Required task:
Go through the listing below and list every line with "this".

Task data:
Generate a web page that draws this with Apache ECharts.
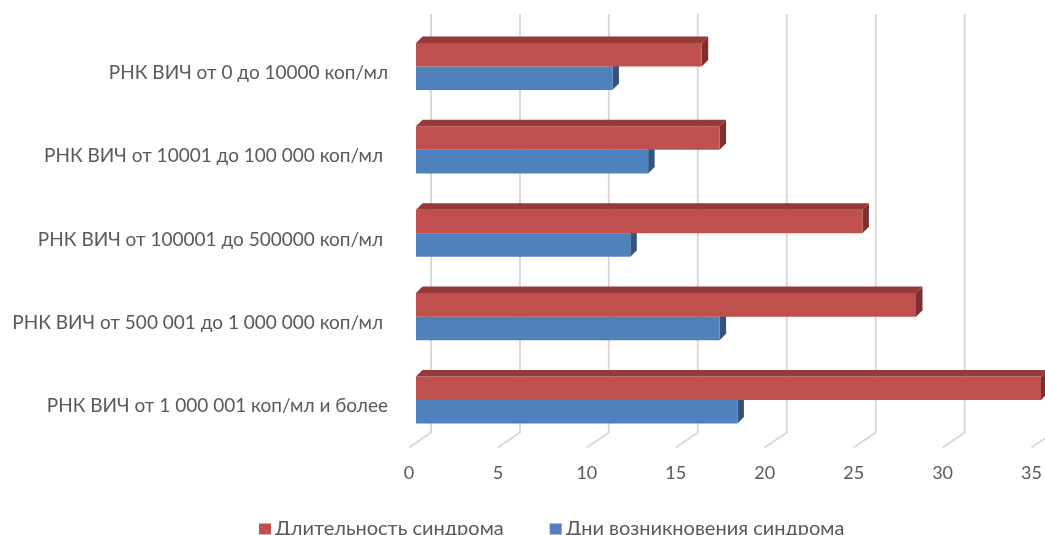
---
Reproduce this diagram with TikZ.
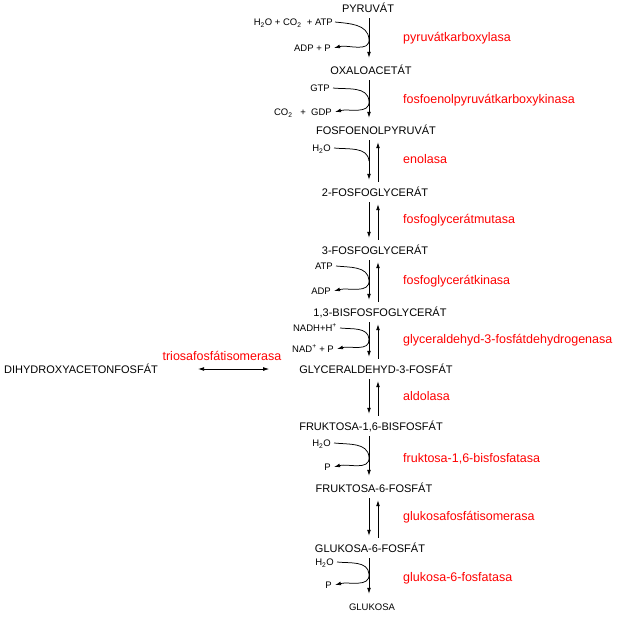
---
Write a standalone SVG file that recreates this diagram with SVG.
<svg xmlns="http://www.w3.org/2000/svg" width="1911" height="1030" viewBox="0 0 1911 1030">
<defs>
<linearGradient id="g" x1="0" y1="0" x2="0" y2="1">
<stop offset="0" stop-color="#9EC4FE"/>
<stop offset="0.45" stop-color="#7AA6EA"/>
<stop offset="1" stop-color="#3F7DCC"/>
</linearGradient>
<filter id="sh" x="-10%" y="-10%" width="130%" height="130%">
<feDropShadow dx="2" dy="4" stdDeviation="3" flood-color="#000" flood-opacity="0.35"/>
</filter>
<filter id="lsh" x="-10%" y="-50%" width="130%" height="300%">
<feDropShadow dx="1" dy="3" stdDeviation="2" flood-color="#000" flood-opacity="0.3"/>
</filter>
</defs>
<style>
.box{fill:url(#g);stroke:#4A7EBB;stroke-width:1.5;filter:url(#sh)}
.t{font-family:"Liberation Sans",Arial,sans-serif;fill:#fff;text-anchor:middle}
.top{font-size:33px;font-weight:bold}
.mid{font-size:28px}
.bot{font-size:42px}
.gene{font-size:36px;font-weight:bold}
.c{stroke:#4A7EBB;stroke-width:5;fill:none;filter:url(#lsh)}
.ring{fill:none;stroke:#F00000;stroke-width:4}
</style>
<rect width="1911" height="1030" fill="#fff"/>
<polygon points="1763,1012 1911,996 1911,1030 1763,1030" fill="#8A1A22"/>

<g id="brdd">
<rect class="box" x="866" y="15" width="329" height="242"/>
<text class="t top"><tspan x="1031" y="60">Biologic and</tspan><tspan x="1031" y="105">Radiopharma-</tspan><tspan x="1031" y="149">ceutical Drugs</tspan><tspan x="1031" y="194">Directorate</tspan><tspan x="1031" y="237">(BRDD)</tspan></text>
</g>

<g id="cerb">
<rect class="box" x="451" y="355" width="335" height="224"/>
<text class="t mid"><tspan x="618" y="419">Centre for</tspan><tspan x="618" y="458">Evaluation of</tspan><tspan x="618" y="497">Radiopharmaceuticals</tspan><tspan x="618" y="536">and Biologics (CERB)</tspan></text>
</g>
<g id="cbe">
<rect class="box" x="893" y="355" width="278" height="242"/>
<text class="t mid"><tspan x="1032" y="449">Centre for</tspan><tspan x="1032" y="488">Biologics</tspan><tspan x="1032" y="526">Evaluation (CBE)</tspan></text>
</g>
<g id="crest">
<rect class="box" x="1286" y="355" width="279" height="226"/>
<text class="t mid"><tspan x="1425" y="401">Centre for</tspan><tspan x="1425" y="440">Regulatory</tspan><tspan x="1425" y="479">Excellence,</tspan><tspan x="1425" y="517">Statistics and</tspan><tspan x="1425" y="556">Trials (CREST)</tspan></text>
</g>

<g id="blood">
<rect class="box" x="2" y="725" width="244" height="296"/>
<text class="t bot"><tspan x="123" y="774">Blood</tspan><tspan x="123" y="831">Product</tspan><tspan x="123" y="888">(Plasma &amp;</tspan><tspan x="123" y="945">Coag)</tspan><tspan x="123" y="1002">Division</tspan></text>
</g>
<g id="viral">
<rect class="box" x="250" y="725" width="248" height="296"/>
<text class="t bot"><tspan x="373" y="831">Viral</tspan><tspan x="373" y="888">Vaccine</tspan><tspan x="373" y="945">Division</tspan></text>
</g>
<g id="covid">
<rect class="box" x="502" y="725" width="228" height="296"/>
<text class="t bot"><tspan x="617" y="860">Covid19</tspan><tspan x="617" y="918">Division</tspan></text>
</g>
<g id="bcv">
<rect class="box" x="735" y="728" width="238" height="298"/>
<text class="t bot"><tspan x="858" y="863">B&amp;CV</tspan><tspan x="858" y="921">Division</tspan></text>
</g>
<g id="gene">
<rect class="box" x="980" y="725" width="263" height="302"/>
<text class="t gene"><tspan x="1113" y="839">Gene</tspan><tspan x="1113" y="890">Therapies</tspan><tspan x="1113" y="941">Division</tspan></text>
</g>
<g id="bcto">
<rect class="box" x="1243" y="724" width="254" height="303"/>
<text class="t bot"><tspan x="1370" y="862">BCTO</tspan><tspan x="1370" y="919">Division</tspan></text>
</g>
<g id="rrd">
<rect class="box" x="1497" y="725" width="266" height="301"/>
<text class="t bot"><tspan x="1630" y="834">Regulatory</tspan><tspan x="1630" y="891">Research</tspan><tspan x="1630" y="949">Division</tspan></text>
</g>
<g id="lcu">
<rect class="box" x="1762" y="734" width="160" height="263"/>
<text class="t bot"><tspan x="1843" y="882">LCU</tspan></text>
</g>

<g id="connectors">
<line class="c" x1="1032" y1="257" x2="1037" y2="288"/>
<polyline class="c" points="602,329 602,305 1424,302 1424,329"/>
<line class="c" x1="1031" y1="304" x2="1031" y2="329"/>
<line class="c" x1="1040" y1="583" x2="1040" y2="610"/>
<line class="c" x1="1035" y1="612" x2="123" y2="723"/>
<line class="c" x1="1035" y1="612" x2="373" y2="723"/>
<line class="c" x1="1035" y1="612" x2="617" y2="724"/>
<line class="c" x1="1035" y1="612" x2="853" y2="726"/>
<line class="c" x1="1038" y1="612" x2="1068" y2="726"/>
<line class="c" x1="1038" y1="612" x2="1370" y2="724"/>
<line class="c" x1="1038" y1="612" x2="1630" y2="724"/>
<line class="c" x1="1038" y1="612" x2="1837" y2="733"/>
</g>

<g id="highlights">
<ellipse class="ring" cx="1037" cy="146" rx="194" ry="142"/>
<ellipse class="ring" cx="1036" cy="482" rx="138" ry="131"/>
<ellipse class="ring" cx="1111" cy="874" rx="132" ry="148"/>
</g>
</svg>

Finished answer:
Generate a web page that draws this with Apache ECharts.
Reproduce this diagram with TikZ.
Write a standalone SVG file that recreates this diagram with SVG.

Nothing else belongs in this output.